Columna publicada en El Líbero, 08.12.2015

El Tribunal Constitucional (TC) admitió a trámite el requerimiento contra la polémica glosa presupuestaria que, de modo sui generis -y todavía confuso-, establece la gratuidad en la educación superior para 2016. Desde luego, a nadie puede sorprender el posible traspié de esta reforma, sujeta a una crítica transversal y marcada por la improvisación (basta recordar la decena de criterios anunciada por el gobierno); pero todo eso importa poco. Si el TC acoge el fondo del requerimiento, las críticas a esta “tercera cámara”, “contramayoritaria” y “antidemocrática”, no se harán esperar.

¿Son justificadas esas críticas?

En parte sí. Es cada vez más aceptado que la cantidad e intensidad de los mecanismos supra mayoritarios dispuestos en la Constitución, en el mejor de los casos, responde a otra época; y pese a que los números dan cuenta de un panorama equilibrado, buena parte de la derecha -aún presa del orden de la transición- tiende a tildar de inconstitucional casi todo lo que juzga inconveniente. Por lo demás, nuestra dirigencia política parece empeñada en socavar la credibilidad del TC. Mientras el gobierno de Sebastián Piñera no tuvo empacho en designar como su ministra a María Luisa Brahm, entonces jefa del “segundo piso” de La Moneda, los últimos dos nombramientos de este organismo -los hoy ministros Letelier y Pozo- se hicieron a la que te criaste. Mal que nos pese, aquí no exageramos: esos nombramientos, realizados fuera de plazo, recayeron en dos personas cuestionadas en la opinión pública (uno por el caso Penta, el otro por un plagio) y conocidas por sus estrechos vínculos políticos (uno UDI, el otro PS).

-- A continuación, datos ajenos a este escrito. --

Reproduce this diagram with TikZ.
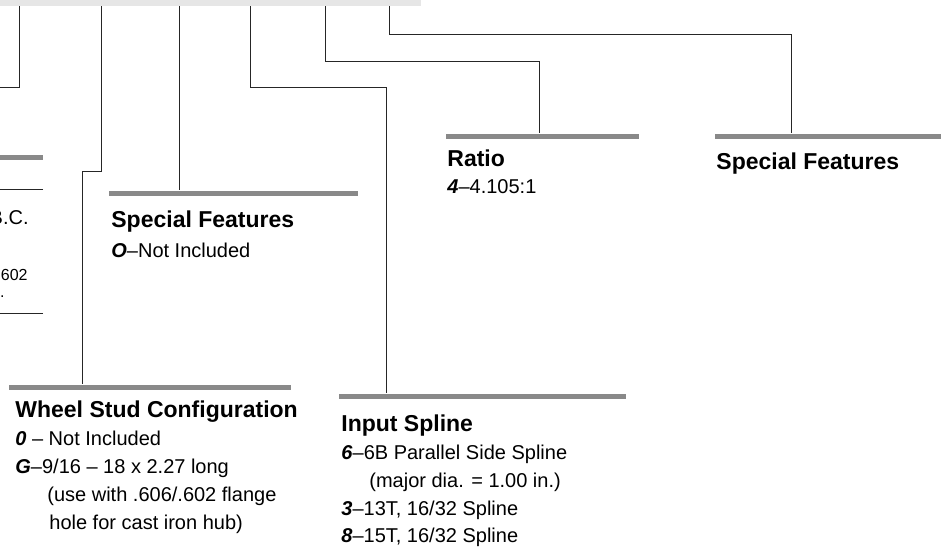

Todo indica, empero, que los criterios político-partidistas son ajenos al quehacer ordinario del TC. Según han mostrado diversos abogados y académicos del foro ―entre ellos Patricio Zapata, presidente del bullado consejo de observadores y partidario de una nueva Constitución―, al clasificar a los ministros de este tribunal parece más adecuado atender, por ejemplo, a la actitud que ellos adoptan ante el poder legislativo, y no a dudosos clivajes de otra especie.

En rigor, ninguna de las dificultades mencionadas conduce a cuestionar la existencia misma del TC; ni menos a descartar la revisión de eventuales arbitrariedades legales, como la que se acusa en la discutida glosa. En ese sentido, conviene mirar con recelo las críticas más duras contra esta institución. No es imposible pensar que tras ellas subyace una visión en exceso simplista de la democracia, que reduce este régimen a la sola expresión de las mayorías. Sin duda éstas son muy relevantes, pero una república democrática no sólo busca canalizar y fomentar la participación ciudadana, sino también asegurar el respeto de ciertas reglas y derechos básicos, y eso exige establecer algunas limitaciones al poder estatal, incluyendo al legislador.

De hecho, al leer clásicos como El Federalista queda muy claro que las democracias contemporáneas pueden ser comprendidas precisamente como un intento de articular esas dos tendencias o principios: la participación popular, por un lado, y el respeto de determinados bienes, por otro. Ambas cosas son necesarias para evitar la opresión de los más débiles y lograr un uso racional y limitado del poder político. Por eso no es casual que la generalidad de los países que suelen ser considerados avanzados desde la perspectiva institucional, como Alemania o Estados Unidos, cuenten con tribunales constitucionales u organismos semejantes. Sin ir más lejos, en Chile sabemos cuánto puede contribuir el TC. Piénsese, por de pronto, en su emblemática sentencia del 24 de abril de 1985, que ordenó someter a la tutela del Tribunal Calificador de Elecciones el recordado plebiscito que, a la postre, otorgaría el triunfo al “No” el 5 de octubre de 1988.

En suma, podemos discutir mayores o menores atribuciones para el TC -aquí no caben dogmatismos de ninguna especie-, pero eso es muy distinto a sostener que esta clase de entidades, en sí misma, resulta indeseable. Como bien dijera Wilhelm Röpke en La crisis social de nuestro tiempo, “Benjamin Constant, Tocqueville, John Stuart Mill, John Calhoun, Lecky y muchos otros, que no pueden ser tachados de reaccionarios, han advertido que la democracia -precisamente en mayor medida que otras formas políticas- puede abocar al peor y más intransigente despotismo si no está limitada por otras instituciones y principios que son los que, en conjunto, constituyen lo que se ha de denominar el contenido liberal de una estructura estatal”.

¿Será ese contenido, acaso, lo que persiguen desarmar los críticos más acérrimos del Tribunal Constitucional?